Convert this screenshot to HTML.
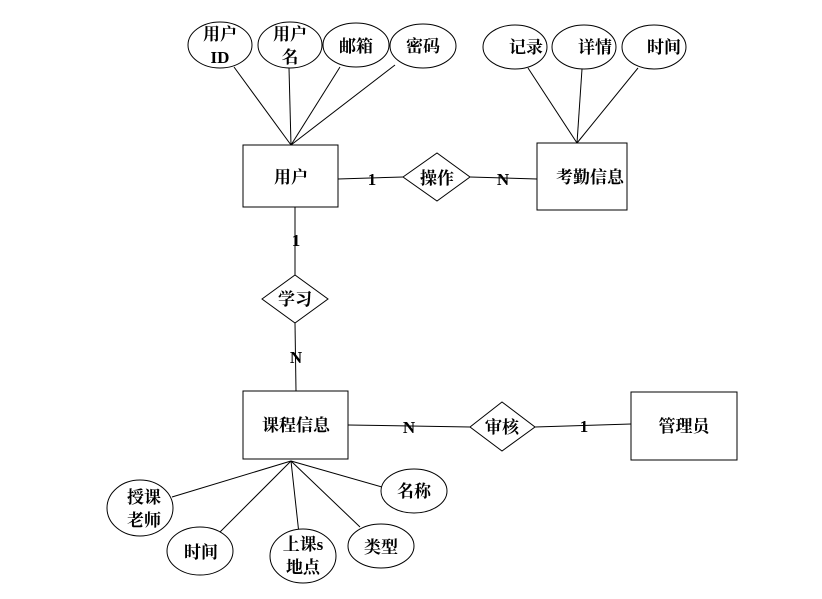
<!DOCTYPE html>
<html><head><meta charset="utf-8"><style>
html,body{margin:0;padding:0;background:#fff;}
svg text{font-family:"Liberation Serif","Noto Serif CJK SC",serif;font-weight:bold;font-size:17px;fill:#000;}
</style></head><body>
<svg width="822" height="594" viewBox="0 0 822 594" xmlns="http://www.w3.org/2000/svg">
<g stroke="#000" stroke-width="1" fill="none">
<!-- user attr lines -->
<line x1="234" y1="67" x2="291" y2="145"/>
<line x1="289" y1="68" x2="291" y2="145"/>
<line x1="340" y1="67" x2="291" y2="145"/>
<line x1="395" y1="65" x2="291" y2="145"/>
<!-- attendance attr lines -->
<line x1="528" y1="68" x2="577" y2="143"/>
<line x1="582" y1="69" x2="577" y2="143"/>
<line x1="638" y1="68" x2="577" y2="143"/>
<!-- relations -->
<line x1="338" y1="179" x2="403" y2="177"/>
<line x1="470" y1="177" x2="537" y2="179"/>
<line x1="295" y1="207" x2="295" y2="275"/>
<line x1="295" y1="323" x2="296" y2="391"/>
<line x1="348" y1="425" x2="470" y2="427"/>
<line x1="535" y1="427" x2="631" y2="424"/>
<!-- course attr lines -->
<line x1="291" y1="461" x2="172" y2="497"/>
<line x1="291" y1="461" x2="220" y2="532"/>
<line x1="291" y1="461" x2="299" y2="534"/>
<line x1="291" y1="461" x2="360" y2="527"/>
<line x1="291" y1="461" x2="382" y2="487"/>
</g>
<g stroke="#000" stroke-width="1" fill="#fff">
<ellipse cx="220" cy="45" rx="32" ry="23"/>
<ellipse cx="290" cy="45" rx="32" ry="23"/>
<ellipse cx="356" cy="45" rx="33" ry="22"/>
<ellipse cx="423" cy="46" rx="33" ry="22"/>
<ellipse cx="515" cy="47" rx="32" ry="22"/>
<ellipse cx="584" cy="47" rx="32" ry="22"/>
<ellipse cx="654" cy="47" rx="32" ry="22"/>
<rect x="243" y="145" width="95" height="62"/>
<rect x="537" y="143" width="90" height="67"/>
<polygon points="403,177 437,153 470,177 437,201"/>
<polygon points="262,299 295,275 328,299 295,323"/>
<rect x="243" y="391" width="105" height="68"/>
<polygon points="470,427 502,402 535,427 502,451"/>
<rect x="631" y="392" width="106" height="68"/>
<ellipse cx="140" cy="508" rx="33" ry="28"/>
<ellipse cx="200" cy="551" rx="33" ry="24"/>
<ellipse cx="303" cy="556" rx="33" ry="27"/>
<ellipse cx="381" cy="546" rx="33" ry="22"/>
<ellipse cx="414" cy="491" rx="33" ry="22"/>
</g>
<g text-anchor="middle">
<text x="220" y="40">用户</text><text x="220" y="63">ID</text>
<text x="290" y="40">用户</text><text x="290" y="63">名</text>
<text x="356" y="52">邮箱</text>
<text x="423" y="52">密码</text>
<text x="526" y="53">记录</text>
<text x="595" y="53">详情</text>
<text x="664" y="53">时间</text>
<text x="291" y="183">用户</text>
<text x="590" y="183">考勤信息</text>
<text x="437" y="184">操作</text>
<text x="372" y="185">1</text>
<text x="503" y="185">N</text>
<text x="296" y="246">1</text>
<text x="295" y="305">学习</text>
<text x="296" y="363">N</text>
<text x="296" y="431">课程信息</text>
<text x="409" y="433">N</text>
<text x="502" y="433">审核</text>
<text x="584" y="432">1</text>
<text x="684" y="432">管理员</text>
<text x="144" y="503">授课</text><text x="144" y="526">老师</text>
<text x="201" y="558">时间</text>
<text x="303" y="550">上课s</text><text x="303" y="573">地点</text>
<text x="381" y="553">类型</text>
<text x="414" y="497">名称</text>
</g>
</svg>
</body></html>
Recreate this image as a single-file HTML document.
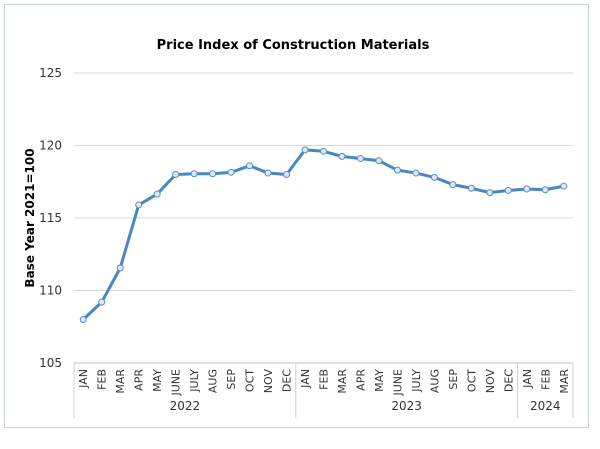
<!DOCTYPE html>
<html><head><meta charset="utf-8"><style>
body{margin:0;background:#fff;font-family:"Liberation Sans","DejaVu Sans",sans-serif}
svg text{font-family:"DejaVu Sans","Liberation Sans",sans-serif}
</style></head><body>
<svg width="600" height="444" viewBox="0 0 600 444">
<rect x="4.5" y="4.5" width="584" height="423" fill="#fff" stroke="#c9d3dc"/>
<text x="293" y="49" text-anchor="middle" font-size="13" font-weight="bold" fill="#000">Price Index of Construction Materials</text>
<text transform="translate(34,218) rotate(-90)" text-anchor="middle" font-size="12" font-weight="bold" fill="#000">Base Year 2021=100</text>
<g id="grid"></g><g id="xaxis"></g><g id="series"></g>
</svg>
<script>
const months=["JAN","FEB","MAR","APR","MAY","JUNE","JULY","AUG","SEP","OCT","NOV","DEC","JAN","FEB","MAR","APR","MAY","JUNE","JULY","AUG","SEP","OCT","NOV","DEC","JAN","FEB","MAR"];
const values=[108.0,109.2,111.55,115.9,116.65,118.0,118.05,118.05,118.15,118.6,118.1,118.0,119.7,119.6,119.25,119.1,118.95,118.3,118.1,117.8,117.3,117.05,116.75,116.9,117.0,116.95,117.2];
const yTicks=[105,110,115,120,125];
const years=["2022","2023","2024"];
const yearCounts=[12,12,3];
const NS="http://www.w3.org/2000/svg";
const L=74,R=573,yMin=105,yMax=125,yBot=363,yTop=73;
const step=(R-L)/months.length;
const xs=i=>L+step*(i+0.5);
const ys=v=>yBot-(v-yMin)/(yMax-yMin)*(yBot-yTop);
function mk(t,a,p){const e=document.createElementNS(NS,t);for(const k in a)e.setAttribute(k,a[k]);p.appendChild(e);return e;}
const grid=document.getElementById('grid'),xa=document.getElementById('xaxis'),se=document.getElementById('series');
yTicks.forEach(t=>{
 const l=mk('line',{x1:L,x2:R,y1:ys(t),y2:ys(t),stroke:t===yMin?'#bfbfbf':'#d9d9d9','stroke-width':1},grid);
 
 
 const tx=mk('text',{x:L-12,y:ys(t)+4,'text-anchor':'end','font-size':12,fill:'#333'},grid);
 tx.textContent=t;
 
 
});
months.forEach((m,i)=>{
 const t=mk('text',{transform:`translate(${xs(i)+4},369) rotate(-90)`,'text-anchor':'end','font-size':11,fill:'#333'},xa);
 t.textContent=m;
 
 
});
let start=0;
const sep0=mk('line',{x1:L,x2:L,y1:yBot,y2:418,stroke:'#d0d0d0'},xa);


years.forEach((y,k)=>{
 const end=start+yearCounts[k];
 const xe=L+step*end;
 const s=mk('line',{x1:xe,x2:xe,y1:yBot,y2:418,stroke:'#d0d0d0'},xa);
 
 
 const t=mk('text',{x:(L+step*start+xe)/2,y:410,'text-anchor':'middle','font-size':12,fill:'#333'},xa);
 t.textContent=y;
 
 
 start=end;
});
const pl=mk('polyline',{points:values.map((v,i)=>xs(i)+','+ys(v)).join(' '),fill:'none',stroke:'#4a86c0','stroke-width':3,'stroke-linejoin':'round'},se);


values.forEach((v,i)=>{
 const c=mk('circle',{cx:xs(i),cy:ys(v),r:3,fill:'#dce8f4',stroke:'#5b8fc5','stroke-width':1},se);
 
 
});
</script>
</body></html>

# # # # #

▶ [Stated task]
The records above are to be restated exactly, without their pictures.

▶ [Task solution]
Convert this screenshot to HTML.
<!DOCTYPE html>
<html><head><meta charset="utf-8"><style>
html,body{margin:0;padding:0;background:#fff;}
svg text{font-family:"Liberation Serif","Noto Serif CJK SC",serif;font-weight:bold;font-size:17px;fill:#000;}
</style></head><body>
<svg width="822" height="594" viewBox="0 0 822 594" xmlns="http://www.w3.org/2000/svg">
<g stroke="#000" stroke-width="1" fill="none">
<!-- user attr lines -->
<line x1="234" y1="67" x2="291" y2="145"/>
<line x1="289" y1="68" x2="291" y2="145"/>
<line x1="340" y1="67" x2="291" y2="145"/>
<line x1="395" y1="65" x2="291" y2="145"/>
<!-- attendance attr lines -->
<line x1="528" y1="68" x2="577" y2="143"/>
<line x1="582" y1="69" x2="577" y2="143"/>
<line x1="638" y1="68" x2="577" y2="143"/>
<!-- relations -->
<line x1="338" y1="179" x2="403" y2="177"/>
<line x1="470" y1="177" x2="537" y2="179"/>
<line x1="295" y1="207" x2="295" y2="275"/>
<line x1="295" y1="323" x2="296" y2="391"/>
<line x1="348" y1="425" x2="470" y2="427"/>
<line x1="535" y1="427" x2="631" y2="424"/>
<!-- course attr lines -->
<line x1="291" y1="461" x2="172" y2="497"/>
<line x1="291" y1="461" x2="220" y2="532"/>
<line x1="291" y1="461" x2="299" y2="534"/>
<line x1="291" y1="461" x2="360" y2="527"/>
<line x1="291" y1="461" x2="382" y2="487"/>
</g>
<g stroke="#000" stroke-width="1" fill="#fff">
<ellipse cx="220" cy="45" rx="32" ry="23"/>
<ellipse cx="290" cy="45" rx="32" ry="23"/>
<ellipse cx="356" cy="45" rx="33" ry="22"/>
<ellipse cx="423" cy="46" rx="33" ry="22"/>
<ellipse cx="515" cy="47" rx="32" ry="22"/>
<ellipse cx="584" cy="47" rx="32" ry="22"/>
<ellipse cx="654" cy="47" rx="32" ry="22"/>
<rect x="243" y="145" width="95" height="62"/>
<rect x="537" y="143" width="90" height="67"/>
<polygon points="403,177 437,153 470,177 437,201"/>
<polygon points="262,299 295,275 328,299 295,323"/>
<rect x="243" y="391" width="105" height="68"/>
<polygon points="470,427 502,402 535,427 502,451"/>
<rect x="631" y="392" width="106" height="68"/>
<ellipse cx="140" cy="508" rx="33" ry="28"/>
<ellipse cx="200" cy="551" rx="33" ry="24"/>
<ellipse cx="303" cy="556" rx="33" ry="27"/>
<ellipse cx="381" cy="546" rx="33" ry="22"/>
<ellipse cx="414" cy="491" rx="33" ry="22"/>
</g>
<g text-anchor="middle">
<text x="220" y="40">用户</text><text x="220" y="63">ID</text>
<text x="290" y="40">用户</text><text x="290" y="63">名</text>
<text x="356" y="52">邮箱</text>
<text x="423" y="52">密码</text>
<text x="526" y="53">记录</text>
<text x="595" y="53">详情</text>
<text x="664" y="53">时间</text>
<text x="291" y="183">用户</text>
<text x="590" y="183">考勤信息</text>
<text x="437" y="184">操作</text>
<text x="372" y="185">1</text>
<text x="503" y="185">N</text>
<text x="296" y="246">1</text>
<text x="295" y="305">学习</text>
<text x="296" y="363">N</text>
<text x="296" y="431">课程信息</text>
<text x="409" y="433">N</text>
<text x="502" y="433">审核</text>
<text x="584" y="432">1</text>
<text x="684" y="432">管理员</text>
<text x="144" y="503">授课</text><text x="144" y="526">老师</text>
<text x="201" y="558">时间</text>
<text x="303" y="550">上课s</text><text x="303" y="573">地点</text>
<text x="381" y="553">类型</text>
<text x="414" y="497">名称</text>
</g>
</svg>
</body></html>
Recreate this image as a single-file HTML document.
<!DOCTYPE html>
<html><head><meta charset="utf-8"><style>
body{margin:0;background:#fff;font-family:"Liberation Sans","DejaVu Sans",sans-serif}
svg text{font-family:"DejaVu Sans","Liberation Sans",sans-serif}
</style></head><body>
<svg width="600" height="444" viewBox="0 0 600 444">
<rect x="4.5" y="4.5" width="584" height="423" fill="#fff" stroke="#c9d3dc"/>
<text x="293" y="49" text-anchor="middle" font-size="13" font-weight="bold" fill="#000">Price Index of Construction Materials</text>
<text transform="translate(34,218) rotate(-90)" text-anchor="middle" font-size="12" font-weight="bold" fill="#000">Base Year 2021=100</text>
<g id="grid"></g><g id="xaxis"></g><g id="series"></g>
</svg>
<script>
const months=["JAN","FEB","MAR","APR","MAY","JUNE","JULY","AUG","SEP","OCT","NOV","DEC","JAN","FEB","MAR","APR","MAY","JUNE","JULY","AUG","SEP","OCT","NOV","DEC","JAN","FEB","MAR"];
const values=[108.0,109.2,111.55,115.9,116.65,118.0,118.05,118.05,118.15,118.6,118.1,118.0,119.7,119.6,119.25,119.1,118.95,118.3,118.1,117.8,117.3,117.05,116.75,116.9,117.0,116.95,117.2];
const yTicks=[105,110,115,120,125];
const years=["2022","2023","2024"];
const yearCounts=[12,12,3];
const NS="http://www.w3.org/2000/svg";
const L=74,R=573,yMin=105,yMax=125,yBot=363,yTop=73;
const step=(R-L)/months.length;
const xs=i=>L+step*(i+0.5);
const ys=v=>yBot-(v-yMin)/(yMax-yMin)*(yBot-yTop);
function mk(t,a,p){const e=document.createElementNS(NS,t);for(const k in a)e.setAttribute(k,a[k]);p.appendChild(e);return e;}
const grid=document.getElementById('grid'),xa=document.getElementById('xaxis'),se=document.getElementById('series');
yTicks.forEach(t=>{
 const l=mk('line',{x1:L,x2:R,y1:ys(t),y2:ys(t),stroke:t===yMin?'#bfbfbf':'#d9d9d9','stroke-width':1},grid);
 
 
 const tx=mk('text',{x:L-12,y:ys(t)+4,'text-anchor':'end','font-size':12,fill:'#333'},grid);
 tx.textContent=t;
 
 
});
months.forEach((m,i)=>{
 const t=mk('text',{transform:`translate(${xs(i)+4},369) rotate(-90)`,'text-anchor':'end','font-size':11,fill:'#333'},xa);
 t.textContent=m;
 
 
});
let start=0;
const sep0=mk('line',{x1:L,x2:L,y1:yBot,y2:418,stroke:'#d0d0d0'},xa);


years.forEach((y,k)=>{
 const end=start+yearCounts[k];
 const xe=L+step*end;
 const s=mk('line',{x1:xe,x2:xe,y1:yBot,y2:418,stroke:'#d0d0d0'},xa);
 
 
 const t=mk('text',{x:(L+step*start+xe)/2,y:410,'text-anchor':'middle','font-size':12,fill:'#333'},xa);
 t.textContent=y;
 
 
 start=end;
});
const pl=mk('polyline',{points:values.map((v,i)=>xs(i)+','+ys(v)).join(' '),fill:'none',stroke:'#4a86c0','stroke-width':3,'stroke-linejoin':'round'},se);


values.forEach((v,i)=>{
 const c=mk('circle',{cx:xs(i),cy:ys(v),r:3,fill:'#dce8f4',stroke:'#5b8fc5','stroke-width':1},se);
 
 
});
</script>
</body></html>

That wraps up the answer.